┌──
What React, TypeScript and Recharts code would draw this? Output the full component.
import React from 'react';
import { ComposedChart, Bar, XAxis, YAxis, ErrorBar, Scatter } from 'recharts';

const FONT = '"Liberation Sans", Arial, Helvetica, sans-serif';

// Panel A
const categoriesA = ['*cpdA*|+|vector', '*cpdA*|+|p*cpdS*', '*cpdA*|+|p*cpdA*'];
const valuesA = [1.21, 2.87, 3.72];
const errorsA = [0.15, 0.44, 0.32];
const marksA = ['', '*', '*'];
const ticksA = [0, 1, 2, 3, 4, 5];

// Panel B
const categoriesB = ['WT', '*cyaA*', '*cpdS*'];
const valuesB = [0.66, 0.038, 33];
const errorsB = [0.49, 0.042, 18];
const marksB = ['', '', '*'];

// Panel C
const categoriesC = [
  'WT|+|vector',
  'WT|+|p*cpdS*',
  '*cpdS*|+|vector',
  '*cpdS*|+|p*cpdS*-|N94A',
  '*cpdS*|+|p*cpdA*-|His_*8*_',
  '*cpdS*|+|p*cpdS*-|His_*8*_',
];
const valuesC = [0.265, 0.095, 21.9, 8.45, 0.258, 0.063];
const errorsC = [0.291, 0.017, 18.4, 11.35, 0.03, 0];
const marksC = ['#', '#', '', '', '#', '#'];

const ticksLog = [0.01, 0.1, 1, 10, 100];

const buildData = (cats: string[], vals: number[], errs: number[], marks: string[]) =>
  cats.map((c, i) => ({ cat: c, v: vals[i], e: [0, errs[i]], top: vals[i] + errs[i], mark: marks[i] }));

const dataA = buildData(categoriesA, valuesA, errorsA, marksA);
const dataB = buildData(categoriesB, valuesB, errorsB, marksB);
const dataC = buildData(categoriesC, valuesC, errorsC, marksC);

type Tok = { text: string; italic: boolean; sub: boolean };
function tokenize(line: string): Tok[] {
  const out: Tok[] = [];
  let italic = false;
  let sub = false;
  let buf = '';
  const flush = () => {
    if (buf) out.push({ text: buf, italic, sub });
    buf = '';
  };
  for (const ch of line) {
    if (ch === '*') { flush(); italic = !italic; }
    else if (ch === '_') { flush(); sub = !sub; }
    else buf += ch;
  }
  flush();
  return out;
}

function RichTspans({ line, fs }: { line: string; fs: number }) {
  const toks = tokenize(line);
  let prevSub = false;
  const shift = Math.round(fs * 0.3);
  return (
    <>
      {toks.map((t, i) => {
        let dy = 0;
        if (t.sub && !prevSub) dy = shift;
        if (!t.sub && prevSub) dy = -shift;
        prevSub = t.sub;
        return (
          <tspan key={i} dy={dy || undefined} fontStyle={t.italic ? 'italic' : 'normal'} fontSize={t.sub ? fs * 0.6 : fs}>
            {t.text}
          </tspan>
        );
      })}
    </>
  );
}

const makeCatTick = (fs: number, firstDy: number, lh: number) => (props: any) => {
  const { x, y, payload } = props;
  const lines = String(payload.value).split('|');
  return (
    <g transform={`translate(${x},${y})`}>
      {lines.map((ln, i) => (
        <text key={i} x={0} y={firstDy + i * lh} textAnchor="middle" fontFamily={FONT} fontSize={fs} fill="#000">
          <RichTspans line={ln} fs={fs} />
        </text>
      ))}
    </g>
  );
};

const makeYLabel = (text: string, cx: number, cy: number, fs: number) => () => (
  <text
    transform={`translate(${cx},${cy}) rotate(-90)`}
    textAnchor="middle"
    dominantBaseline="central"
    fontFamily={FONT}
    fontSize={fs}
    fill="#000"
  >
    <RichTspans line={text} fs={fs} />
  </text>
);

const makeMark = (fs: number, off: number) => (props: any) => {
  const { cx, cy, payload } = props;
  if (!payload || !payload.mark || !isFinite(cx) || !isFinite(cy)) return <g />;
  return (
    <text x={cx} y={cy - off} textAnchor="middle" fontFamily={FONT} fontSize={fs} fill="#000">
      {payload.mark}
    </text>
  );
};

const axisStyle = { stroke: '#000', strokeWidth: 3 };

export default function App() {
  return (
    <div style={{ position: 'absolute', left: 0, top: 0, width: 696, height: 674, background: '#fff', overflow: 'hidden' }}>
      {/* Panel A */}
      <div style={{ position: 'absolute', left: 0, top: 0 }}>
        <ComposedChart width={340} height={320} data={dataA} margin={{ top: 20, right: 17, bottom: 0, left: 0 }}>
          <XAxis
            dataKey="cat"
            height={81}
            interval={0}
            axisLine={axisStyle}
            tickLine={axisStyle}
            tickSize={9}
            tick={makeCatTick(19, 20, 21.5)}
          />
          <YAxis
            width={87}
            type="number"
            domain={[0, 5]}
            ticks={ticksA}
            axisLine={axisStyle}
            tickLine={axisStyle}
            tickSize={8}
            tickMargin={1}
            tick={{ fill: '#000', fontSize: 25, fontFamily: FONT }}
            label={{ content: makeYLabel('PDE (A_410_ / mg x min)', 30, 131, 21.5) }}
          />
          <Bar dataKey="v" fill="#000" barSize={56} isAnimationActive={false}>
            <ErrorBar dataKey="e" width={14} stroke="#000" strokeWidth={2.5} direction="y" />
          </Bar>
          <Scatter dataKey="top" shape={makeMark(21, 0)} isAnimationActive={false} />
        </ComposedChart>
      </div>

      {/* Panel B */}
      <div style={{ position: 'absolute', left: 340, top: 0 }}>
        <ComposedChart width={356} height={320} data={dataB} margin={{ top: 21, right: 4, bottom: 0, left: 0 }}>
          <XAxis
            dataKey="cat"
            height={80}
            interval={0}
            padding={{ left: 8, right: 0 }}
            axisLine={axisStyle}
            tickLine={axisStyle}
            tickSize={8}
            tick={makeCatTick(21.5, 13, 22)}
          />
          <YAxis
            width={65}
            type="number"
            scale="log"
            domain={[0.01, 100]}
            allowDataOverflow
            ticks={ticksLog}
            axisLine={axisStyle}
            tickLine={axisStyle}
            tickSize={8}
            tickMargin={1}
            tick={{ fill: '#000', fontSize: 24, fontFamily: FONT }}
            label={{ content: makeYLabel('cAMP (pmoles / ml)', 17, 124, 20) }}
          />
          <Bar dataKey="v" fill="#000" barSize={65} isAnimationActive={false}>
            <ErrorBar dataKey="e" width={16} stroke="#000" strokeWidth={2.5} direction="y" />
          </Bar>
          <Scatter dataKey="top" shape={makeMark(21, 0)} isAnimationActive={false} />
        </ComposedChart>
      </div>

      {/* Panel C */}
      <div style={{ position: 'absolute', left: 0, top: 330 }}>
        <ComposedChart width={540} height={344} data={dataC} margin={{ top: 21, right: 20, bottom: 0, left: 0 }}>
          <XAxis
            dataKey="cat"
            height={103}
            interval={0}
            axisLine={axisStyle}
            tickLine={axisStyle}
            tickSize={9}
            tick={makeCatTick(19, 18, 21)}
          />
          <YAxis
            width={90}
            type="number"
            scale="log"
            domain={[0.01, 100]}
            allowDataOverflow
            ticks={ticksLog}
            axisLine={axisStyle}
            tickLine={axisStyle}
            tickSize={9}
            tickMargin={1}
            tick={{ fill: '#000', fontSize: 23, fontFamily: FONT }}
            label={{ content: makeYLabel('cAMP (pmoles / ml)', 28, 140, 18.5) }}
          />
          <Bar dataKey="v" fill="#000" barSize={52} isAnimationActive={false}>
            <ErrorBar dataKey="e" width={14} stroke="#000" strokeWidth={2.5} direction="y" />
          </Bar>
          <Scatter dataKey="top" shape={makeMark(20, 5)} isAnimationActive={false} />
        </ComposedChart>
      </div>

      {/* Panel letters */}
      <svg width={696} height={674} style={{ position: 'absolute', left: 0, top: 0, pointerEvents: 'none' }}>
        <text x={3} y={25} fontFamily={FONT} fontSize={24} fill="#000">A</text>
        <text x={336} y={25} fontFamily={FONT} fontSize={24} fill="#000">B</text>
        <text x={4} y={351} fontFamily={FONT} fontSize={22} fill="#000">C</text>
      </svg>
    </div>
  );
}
└──
### [WHAT IS BEING ASKED]
Give back exactly the material above from its opening line to the line bearing "cats.map((c, i) =>".

### [ANSWER TO THE EXERCISE]
What React, TypeScript and Recharts code would draw this? Output the full component.
import React from 'react';
import { ComposedChart, Bar, XAxis, YAxis, ErrorBar, Scatter } from 'recharts';

const FONT = '"Liberation Sans", Arial, Helvetica, sans-serif';

// Panel A
const categoriesA = ['*cpdA*|+|vector', '*cpdA*|+|p*cpdS*', '*cpdA*|+|p*cpdA*'];
const valuesA = [1.21, 2.87, 3.72];
const errorsA = [0.15, 0.44, 0.32];
const marksA = ['', '*', '*'];
const ticksA = [0, 1, 2, 3, 4, 5];

// Panel B
const categoriesB = ['WT', '*cyaA*', '*cpdS*'];
const valuesB = [0.66, 0.038, 33];
const errorsB = [0.49, 0.042, 18];
const marksB = ['', '', '*'];

// Panel C
const categoriesC = [
  'WT|+|vector',
  'WT|+|p*cpdS*',
  '*cpdS*|+|vector',
  '*cpdS*|+|p*cpdS*-|N94A',
  '*cpdS*|+|p*cpdA*-|His_*8*_',
  '*cpdS*|+|p*cpdS*-|His_*8*_',
];
const valuesC = [0.265, 0.095, 21.9, 8.45, 0.258, 0.063];
const errorsC = [0.291, 0.017, 18.4, 11.35, 0.03, 0];
const marksC = ['#', '#', '', '', '#', '#'];

const ticksLog = [0.01, 0.1, 1, 10, 100];

const buildData = (cats: string[], vals: number[], errs: number[], marks: string[]) =>
  cats.map((c, i) => ({ cat: c, v: vals[i], e: [0, errs[i]], top: vals[i] + errs[i], mark: marks[i] }));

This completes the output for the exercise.